Wednesday, April 9, 2014

Learning and English


As I became older and the school years came and went, so did my desire for school learning. I found myself resenting the structure, the requirements, and the differing subjects that were hurled my way. My grades were not bad, but could have been considerably better. As more than one of my report cards so eloquently put it, "He's a bright student, but he doesn't apply himself." Another thing that was a familiar sight in my records was, "...disturbs his neighbors." I have always found it hard to focus on things I was told to focus on--partly because I was told to focus on it.  However, give me something that I wanted to focus on or wanted to learn and it consumed me. One of those things came to be my love of reading. I was read to at a very young age, and it apparently sparked something within me. Reading allowed me to escape, to dream, to explore, to wonder, and to experience things through others' eyes and words. I read a lot back then. I was one of those kids that might be caught by a parent while reading under the covers with a flashlight late into the night. Reading stories really broadened my mind and made me think and analyze things. Reading others' viewpoints, ideas, and perspectives really helped me to question things.  I became a skeptic, a thinker, and random assembler of multiple fragments of thought.

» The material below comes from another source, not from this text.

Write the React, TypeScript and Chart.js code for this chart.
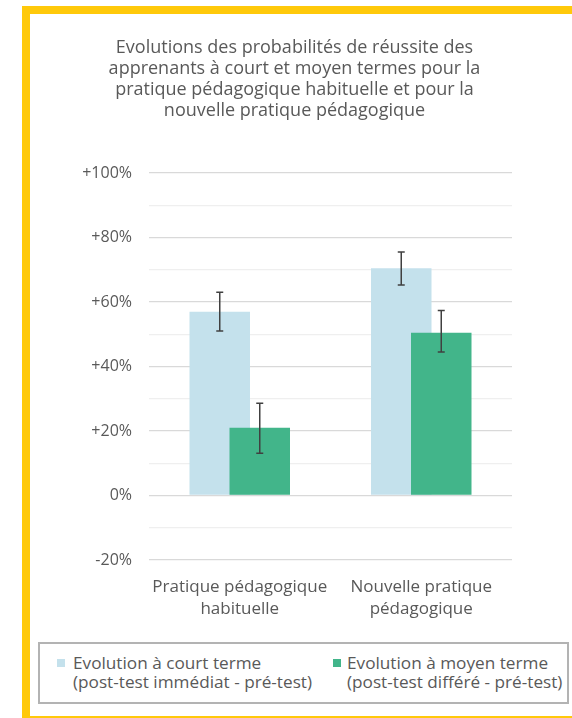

When I was in my junior high years English was the only academic subject that came to me naturally. No matter what the specific subject, if it fell under the broad category we call English I seemed to always do well at it. Maybe it has something to do with me being the oldest of the five kids and having things explained to me in greater detail than I might otherwise had I been a later arrival in the family. Spelling, sentence structure, punctuation--all of those things have always been something that have come fairly easily to me.  I would like to credit Mrs. Emerson at Cascade Junior High School for actually reading to us in class.  It was she that first exposed me to classic literature, reading Charles Dickens' Great Expectations aloud to the class.

The desire to write that I've had in recent years makes me wish I had expanded my learning even more. It would have come in handy many times over. After all, I have enjoyed blogging and stuff like that for several years now. I have to believe I would be so much better at it had I studied harder. Isn't that always the case though? Story of my life. I do a great job at what has to be done, but not much more than that. I sometimes think I'm an above average achiever at being ordinary.